We call on the Australian Government to support the development of a new treaty to protect our rights as we age and to actively engage with the United Nations processes working to achieve that goal.
To flourish as an inclusive, diverse and equitable society, Australia must expressly commit to valuing the human rights of older persons.
Existing treaties offer inadequate protection of our rights as we age. What protection exists is scattered and lacks a coherent focus on older persons. Focused treaties exist for other groups, including children, women and persons with disability. Treaties have helped these groups in Australia by establishing internationally endorsed frameworks to scaffold effective advocacy, legislation, accountability, and the provision of fit for purpose services.
How would a treaty make a difference?
A treaty would:
- explicitly reaffirm and uphold the human rights that everyone should enjoy in older age
- celebrate age-diversity
- be an unmistakable repudiation of ageism and anchor long-term public awareness campaigns for age-diverse and ageism-aware programs
- put all participants in Australia’s political, cultural, economic and social life on notice that, as we get older, we retain our human rights to their fullest potential
- give individuals, organisations and governments a clear mandate to hold accountable those who would dismiss or devalue our rights as we age
- be a clear, internationally endorsed reminder to lawmakers that each decision they make affects all of us as we age, and uphold Australia’s past leadership on human rights instruments.
A treaty would be based on principles including equality and non-discrimination, respect for dignity, autonomy and independence, empowerment, participation in all dimensions of public life, self-fulfilment and recognition of the diversity of older persons.

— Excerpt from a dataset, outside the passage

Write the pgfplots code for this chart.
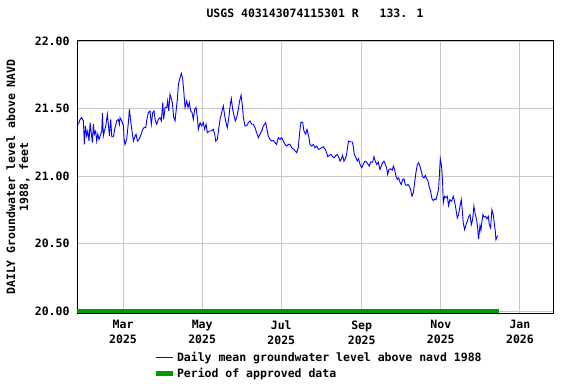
\documentclass[border=0pt]{standalone}
\usepackage{pgfplots}
\pgfplotsset{compat=1.18}
\usepackage{fontspec}
\newfontfamily\chartfont{DejaVu Sans Mono}
\newcommand{\cf}{\chartfont\bfseries\fontsize{11.5bp}{13bp}\selectfont}
\newcommand{\cfx}{\chartfont\bfseries\fontsize{11.5bp}{15bp}\selectfont}
\definecolor{usgsblue}{RGB}{0,0,255}
\definecolor{usgsgreen}{RGB}{0,155,0}
\definecolor{gridgray}{RGB}{200,200,200}
\begin{document}
\begin{tikzpicture}
\useasboundingbox (0,0) rectangle (576bp,384bp);
\begin{axis}[
  at={(77bp,71bp)}, anchor=south west,
  width=476bp, height=272bp, scale only axis,
  xmin=-35.5, xmax=331.5,
  ymin=19.985, ymax=22,
  axis line style={black, line width=1bp},
  clip=false,
  grid=major,
  major grid style={gridgray, line width=0.9bp},
  major tick length=0pt,
  xtick={0,61,122,184,245,306},
  xticklabels={Mar\\2025, May\\2025, Jul\\2025, Sep\\2025, Nov\\2025, Jan\\2026},
  xticklabel style={align=center, font=\cfx, yshift=-4bp},
  ytick={20,20.5,21,21.5,22},
  yticklabel style={font=\cf, xshift=-4bp},
  /pgf/number format/assume math mode=true,
  /pgf/number format/fixed,
  /pgf/number format/fixed zerofill,
  /pgf/number format/precision=2,
  title={USGS 403143074115301 R\ \ \ 133. 1},
  title style={font=\cf, anchor=base, at={(axis description cs:0.5,1)}, yshift=18bp},
  ylabel={DAILY Groundwater level above NAVD\\1988, feet},
  ylabel style={font=\cf, align=center, at={(axis description cs:0,0.5)}, anchor=center, yshift=59bp},
  legend style={draw=none, fill=none, font=\cf, at={(rel axis cs:0.1534,-0.128)}, anchor=north west, row sep=1bp},
  legend cell align=left,
]
\addplot[usgsblue, line width=0.9bp] coordinates {
(-34.4,21.383) (-33.1,21.420) (-31.9,21.432) (-30.6,21.408) (-29.8,21.234) (-29.0,21.371)
(-28.0,21.296) (-27.2,21.333) (-26.2,21.259) (-25.4,21.395) (-24.7,21.333) (-23.6,21.247)
(-22.9,21.383) (-22.1,21.309) (-21.1,21.333) (-20.3,21.259) (-19.5,21.309) (-18.5,21.271)
(-17.7,21.296) (-16.4,21.333) (-15.9,21.465) (-15.2,21.296) (-14.4,21.333) (-13.3,21.371)
(-12.1,21.457) (-11.3,21.383) (-10.5,21.296) (-9.5,21.420) (-8.7,21.291) (-7.4,21.291)
(-6.2,21.358) (-4.9,21.408) (-3.6,21.420) (-2.8,21.383) (-2.3,21.432) (-1.0,21.408)
(0.3,21.371) (0.8,21.271) (1.5,21.234) (2.8,21.271) (4.1,21.395) (4.9,21.494)
(5.9,21.408) (6.9,21.333) (8.0,21.259) (9.3,21.296) (10.0,21.309) (11.1,21.259)
(12.3,21.271) (13.6,21.301) (15.2,21.346) (16.2,21.358) (17.5,21.358) (18.2,21.408)
(19.5,21.470) (20.8,21.482) (21.8,21.383) (22.9,21.470) (23.9,21.482) (24.9,21.408)
(26.0,21.383) (27.2,21.420) (28.5,21.432) (29.5,21.408) (30.6,21.544) (31.3,21.420)
(32.4,21.507) (33.7,21.507) (34.4,21.556) (35.2,21.482) (36.2,21.606) (37.0,21.581)
(38.0,21.544) (39.1,21.432) (40.1,21.408) (40.9,21.482) (41.9,21.569) (42.7,21.680)
(44.0,21.730) (45.0,21.760) (46.0,21.718) (47.0,21.606) (47.8,21.507) (49.1,21.556)
(50.1,21.507) (51.1,21.544) (52.2,21.482) (53.2,21.470) (54.2,21.420) (55.2,21.494)
(56.3,21.507) (57.3,21.432) (58.1,21.346) (59.4,21.395) (60.6,21.371) (61.9,21.395)
(62.9,21.346) (64.0,21.383) (65.0,21.321) (66.5,21.333) (68.1,21.333) (69.6,21.346)
(70.7,21.309) (71.4,21.259) (72.7,21.271) (73.7,21.346) (74.8,21.420) (76.1,21.470)
(77.3,21.519) (78.4,21.445) (79.4,21.395) (80.4,21.358) (81.7,21.445) (82.5,21.519)
(83.5,21.574) (84.5,21.494) (85.6,21.445) (86.6,21.408) (87.6,21.432) (88.9,21.494)
(89.9,21.556) (91.0,21.599) (92.0,21.519) (92.8,21.432) (94.0,21.371) (95.3,21.371)
(96.6,21.395) (97.9,21.408) (99.2,21.383) (100.5,21.383) (101.7,21.358) (103.0,21.321)
(104.3,21.284) (105.6,21.309) (106.9,21.333) (108.2,21.371) (110.0,21.395) (110.7,21.358)
(112.0,21.296) (113.3,21.271) (114.6,21.259) (115.9,21.264) (117.2,21.247) (118.4,21.234)
(119.7,21.284) (121.0,21.271) (122.3,21.284) (123.6,21.259) (124.9,21.234) (126.1,21.222)
(127.4,21.234) (128.7,21.234) (130.0,21.209) (131.8,21.197) (133.9,21.172) (135.1,21.209)
(136.4,21.346) (137.2,21.400) (138.5,21.395) (139.5,21.333) (140.8,21.309) (141.8,21.346)
(143.1,21.296) (144.1,21.234) (145.4,21.222) (146.7,21.234) (148.0,21.209) (149.3,21.222)
(150.6,21.197) (151.8,21.202) (153.1,21.209) (154.4,21.217) (155.7,21.202) (157.0,21.172)
(157.8,21.143) (159.0,21.152) (160.3,21.160) (161.6,21.143) (162.9,21.135) (164.2,21.152)
(165.2,21.160) (166.5,21.135) (167.3,21.110) (168.3,21.128) (169.3,21.152) (170.3,21.110)
(171.4,21.128) (172.4,21.160) (173.2,21.222) (173.9,21.259) (175.5,21.252) (176.8,21.252)
(177.5,21.222) (178.3,21.160) (179.6,21.135) (180.6,21.110) (181.6,21.128) (182.7,21.086)
(184.0,21.061) (185.2,21.086) (186.5,21.110) (187.8,21.103) (189.9,21.073) (190.9,21.103)
(192.4,21.103) (193.5,21.143) (194.5,21.110) (195.5,21.086) (196.8,21.103) (198.1,21.048)
(199.1,21.073) (200.1,21.098) (201.2,21.110) (202.2,21.086) (203.2,21.061) (204.0,21.011)
(205.0,21.048) (206.3,21.053) (207.6,21.043) (208.4,21.073) (209.4,21.048) (210.4,20.999)
(211.5,20.974) (212.5,20.986) (213.5,20.954) (214.5,20.937) (215.6,20.974) (216.6,20.979)
(217.6,20.937) (218.6,20.929) (219.7,20.937) (220.7,20.924) (221.7,20.900) (222.8,20.850)
(223.8,20.875) (224.8,20.949) (225.8,21.024) (226.9,21.086) (227.9,21.098) (228.9,21.073)
(229.9,21.036) (231.0,20.994) (232.0,20.986) (233.0,21.004) (234.1,20.979) (235.1,20.962)
(236.1,20.919) (237.1,20.887) (238.2,20.830) (239.2,20.818) (240.2,20.830) (241.3,20.825)
(242.3,20.862) (243.3,20.905) (244.6,21.128) (245.6,21.073) (246.4,20.949) (246.9,20.800)
(247.9,20.850) (249.0,20.838) (250.0,20.850) (251.0,20.781) (252.0,20.825) (253.3,20.813)
(254.6,20.850) (255.6,20.813) (256.7,20.751) (257.7,20.689) (258.7,20.714) (259.8,20.776)
(260.8,20.825) (261.6,20.739) (262.3,20.652) (263.4,20.602) (264.4,20.639) (265.4,20.664)
(266.4,20.696) (267.5,20.714) (268.5,20.639) (269.5,20.677) (270.5,20.776) (271.6,20.714)
(272.6,20.677) (273.4,20.615) (274.1,20.533) (275.2,20.632) (275.9,20.597) (276.7,20.664)
(277.5,20.714) (278.5,20.696) (279.5,20.701) (280.6,20.682) (281.6,20.701) (282.4,20.639)
(283.4,20.615) (284.4,20.751) (285.4,20.714) (286.2,20.652) (287.0,20.590) (287.5,20.528)
(288.0,20.540) (288.8,20.558)
};
\addlegendentry{Daily mean groundwater level above navd 1988}
\addplot[usgsgreen, line width=4.8bp] coordinates {(-35.5,20) (290,20)};
\addlegendentry{Period of approved data}
\end{axis}
\end{tikzpicture}
\end{document}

In Australia, the past decade has seen substantial progress and momentum in recognising our rights as we age. Internationally, the United Nations Open-ended Working Group on Ageing (OEWGA) has meticulously explored and worked to address stakeholders’ legal, policy and practical concerns. These efforts should now be leveraged to achieve the fullest potential expression of those rights in a treaty. By 2019, the case for a convention was already compelling, but COVID-19 has given it critical urgency. The pandemic unleashed unchecked ageism and attacks on older persons’ rights domestically and globally. Existing patterns of discrimination and violation have been exacerbated and excused. In resource-diminished and resource-competitive service and care environments, older people have been afforded lower priority and treated as less worthy of services and care. In April 2023, the OEWGA will continue its consideration of the need for a treaty. The UN Human Rights Council is also considering the issue. Australia should be a clear voice in the United Nations, taking an active role in developing, negotiating and implementing a treaty.
Why the opposition?
There are three main arguments that have been used in the past to reject a specialised treaty. The first is that older persons’ rights are already sufficiently protected. We disagree. Second, opponents say that a treaty would be expensive. We disagree. Third, opponents assert that violations of older person’ rights happen because existing laws, procedures, practices and services are not properly implemented, and ageist assumptions are rarely recognised or challenged. Again, we disagree.
Call to action
Australia has been an influential leader of human rights thinking and action. We call on the Australian Government to maintain that proud tradition by:
- establishing a multi-stakeholder group in Australia, comprising older Australians from diverse backgrounds and circumstances, as well as civil society groups and frontline workers, to inform Australia’s leadership in upholding our rights as we age actively supporting and participating in the work of the UN in developing a new convention, and
- ratifying and implementing the treaty in Australian law.